ここ数日の暑さには全くお手上げで、仕事以外の外出は極力避けていた。が、昨日は演奏会へ。「いずみシンフォニエッタ大阪 第48回定期演奏会『知の絢爛』」がそれである。「生誕100年記念クセナキス特集」ということで、彼の作品がいくつも取り上げられるとなれば、これは聴き逃せないではないか(さらにいえば、暑いときにはこうした熱い音楽を聴くと爽快感が得られることが少なくないので)。そして、その期待をさらに上回るまことに充実した演奏会だった。
演目は次の通り:
クセナキス:ノモス・アルファ(1965-66)
リネア-アゴン(1972)
アロウラ(1971)
パリンプセスト(1979)
バルトーク(川島素晴編):2台のピアノと打楽器のための協奏曲
クセナキスの音楽には概ね普通の意味での主題や動機のようなものがないので、聴き手はひたすら「音の出来事」と状態の推移に耳を傾けるしかない。

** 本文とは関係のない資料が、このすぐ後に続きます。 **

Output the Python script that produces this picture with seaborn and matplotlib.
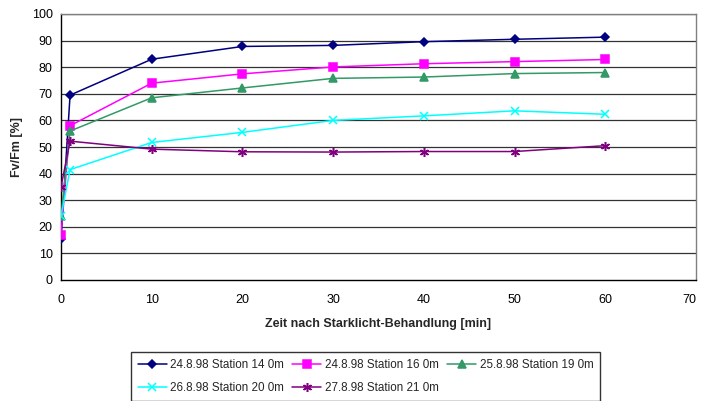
import matplotlib
matplotlib.use("Agg")
import matplotlib.pyplot as plt
import seaborn as sns
import pandas as pd

times = [0, 1, 10, 20, 30, 40, 50, 60]
series_names = ["24.8.98 Station 14 0m", "24.8.98 Station 16 0m", "25.8.98 Station 19 0m",
                "26.8.98 Station 20 0m", "27.8.98 Station 21 0m"]
st14 = [15.5, 69.5, 83.0, 87.8, 88.2, 89.6, 90.5, 91.3]
st16 = [17.0, 58.0, 74.0, 77.5, 80.1, 81.3, 82.1, 82.9]
st19 = [24.0, 56.0, 68.5, 72.2, 75.8, 76.3, 77.6, 78.0]
st20 = [24.0, 41.5, 51.7, 55.5, 60.0, 61.7, 63.6, 62.3]
st21 = [35.0, 52.2, 49.2, 48.2, 48.1, 48.3, 48.3, 50.5]
values = [st14, st16, st19, st20, st21]

colors = ["#000080", "#FF00FF", "#339966", "#00FFFF", "#800080"]
markers = ["D", "s", "^", "x", (6, 2, 0)]
msizes = [4.5, 5.5, 5.5, 6, 6.5]

rows = []
for name, vals in zip(series_names, values):
    for t, v in zip(times, vals):
        rows.append({"Zeit": t, "Fv/Fm": v, "Serie": name})
df = pd.DataFrame(rows)

sns.set_style("white")
plt.rcParams["font.family"] = ["Liberation Sans", "DejaVu Sans"]

fig = plt.figure(figsize=(7.02, 4.01), dpi=100)
ax = fig.add_axes([61/702, 1-280/401, (696-61)/702, (280-14)/401])

for y in range(10, 101, 10):
    ax.axhline(y, color="#333333", lw=0.9, zorder=0)

for i, name in enumerate(series_names):
    sub = df[df["Serie"] == name]
    sns.lineplot(data=sub, x="Zeit", y="Fv/Fm", ax=ax, color=colors[i], marker=markers[i],
                 markersize=msizes[i], markeredgecolor=colors[i], markeredgewidth=1.1,
                 linewidth=1.1, label=name, legend=False, zorder=3)
handles = ax.get_lines()[10:]

ax.set_xlim(0, 70)
ax.set_ylim(0, 100)
ax.set_xticks(range(0, 71, 10))
ax.set_yticks(range(0, 101, 10))
ax.tick_params(axis="both", labelsize=9, direction="out", length=4, width=0.8, colors="black", pad=2)
ax.tick_params(axis="x", pad=6)
xl = ax.get_xticklabels()
xl[-1].set_horizontalalignment("right")
for side in ["top", "right"]:
    ax.spines[side].set_color("#808080")
    ax.spines[side].set_linewidth(1)
for side in ["left", "bottom"]:
    ax.spines[side].set_color("black")
    ax.spines[side].set_linewidth(1)
ax.set_xlabel("Zeit nach Starklicht-Behandlung [min]", fontsize=9, fontweight="bold", labelpad=9)
ax.set_ylabel("Fv/Fm [%]", fontsize=9, fontweight="bold", labelpad=6)

order = [0, 3, 1, 4, 2]
leg = fig.legend([handles[i] for i in order], [series_names[i] for i in order],
                 loc="upper center", bbox_to_anchor=(365.5/702, 1-352/401), ncol=3,
                 fontsize=8.4, frameon=True, fancybox=False, edgecolor="black",
                 handlelength=2.5, columnspacing=0.7, handletextpad=0.3,
                 borderpad=0.6, labelspacing=0.95, borderaxespad=0)
leg.get_frame().set_linewidth(1)

fig.savefig("out.png", dpi=100)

そして、それで十分に面白いのだが、演奏者の動作を見ながら聴くとその面白さは格段に増す。このことを改めて強く実感させてくれたのが最初の演目、独奏チェロのための《ノモス・アルファ》だ。動と静、強と弱、密と粗の間を変幻自在に動き回る音には当然、それを生み出す動作が伴っているわけだが、これが音のありようを視覚化してくれる。ただし、それだけに演奏者がこの作品をどうとらえているかもよくわかるわけで、「大根役者」の手にかかるとそれこそ目も当てられないことになる。その点、この日の独奏者、丸山泰雄は見事に難曲を演じきっていた。

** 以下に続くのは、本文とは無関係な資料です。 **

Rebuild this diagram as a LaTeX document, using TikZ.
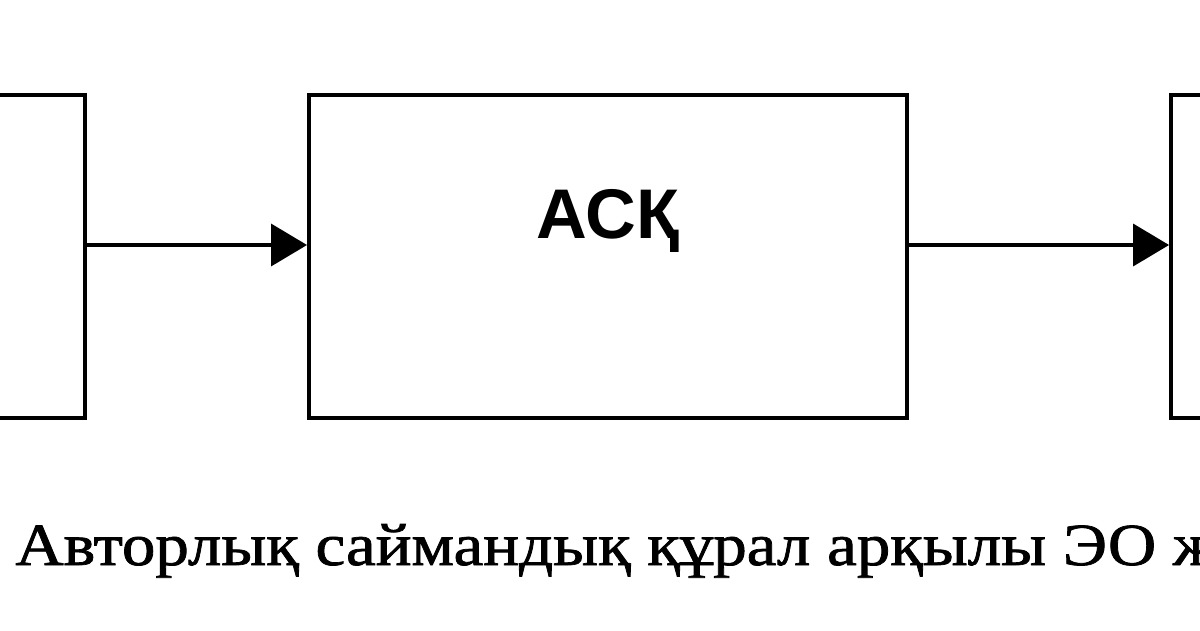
\documentclass[tikz,border=0pt]{standalone}
\usepackage{fontspec}
\setmainfont{Liberation Serif}
\newfontfamily\boxfont{Liberation Sans}
\usetikzlibrary{positioning,arrows.meta}
\tikzset{node distance=4.4cm, auto,
  block/.style={draw, line width=2.3pt, minimum height=6.46cm, inner sep=0pt},
  flow/.style={line width=2.1pt, -{Triangle[length=0.72cm,width=0.84cm]}}}

\begin{document}
\begin{tikzpicture}
                \useasboundingbox (0,0) rectangle (24,12.6);
                \node (prev) [block, minimum width=5.7cm] at (-1.15,7.47) {};
                \node (ask)  [block, minimum width=11.96cm, right=of prev] {};
                \node (next) [block, minimum width=5.7cm, right=5.2cm of ask] {};
                \node at ([yshift=0.72cm]ask.center) {\boxfont\bfseries\fontsize{40}{44}\selectfont АСҚ};
                \node (caption) [anchor=base west, inner sep=0pt] at (0.3,1.3)
                  {\scalebox{1.12}[1]{\addfontfeature{FakeBold=1.2}\fontsize{34}{38}\selectfont Авторлық саймандық құрал арқылы ЭО ж}};
                \draw[flow] (prev.east |- 0,7.7) -- (ask.west |- 0,7.7);
                \draw[flow] (ask.east |- 0,7.7) -- (next.west |- 0,7.7);
              \end{tikzpicture}
\end{document}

続く《リネア-アゴン》は3人の金管奏者の間で営まれる「音のゲーム」。勝敗が決まるに到る過程が聴き手にわからないのは(作品のあり方として)些か残念だが、それでも音と演奏者の動作が織りなすシュールかつコミカルな劇は楽しい。
《アウロラ》は12人の弦楽器奏者による作品で、出世作の《メタスタシス》以降ある時期までのクセナキスの音楽の特徴の1つだったグリッサンドが大活躍する。独奏曲よりも音の運動の自由度と多様性が増すので音だけではなく奏者の動作からも目が離せない。
この日最後のクセナキス作品《パリンプセスト》は4つの管楽器、弦楽五重奏、打楽器とピアノによる作品で、「グリッサンド」以降の作風、そしてピアノの名技が楽しめる佳曲だ。碇山典子のピアノは相変わらず切れ味がよく、このピアノについで活躍する打楽器やその他の楽員たちの妙技と相俟って、何とも刺激的。
演奏会後半はバルトークの《2台のピアノと打楽器のための協奏曲》。これは意表を突く選曲だが、実はよく考えられているもの――つまり(当日のプログラム・ノートで述べられていることだが)、1つにはバルトークがクセナキス音楽の源泉の1つであること、もう1つには前半最後のピアノと打楽器が活躍する《パリンプセスト》との繋がりのゆえである――で、実際に聴いてみて「なるほど!」と唸った。作品・演奏ともに見事で、クセナキスとは違った興奮をもたらしてくれた。
ともあれ、選曲・演奏ともに見事で聴き応えのある(さらにいえば、つかの間酷暑を吹き飛ばしてくれた)すばらしい演奏会だった。というわけで、演奏者と公演関係者の方々に心からお礼を申し上げたい。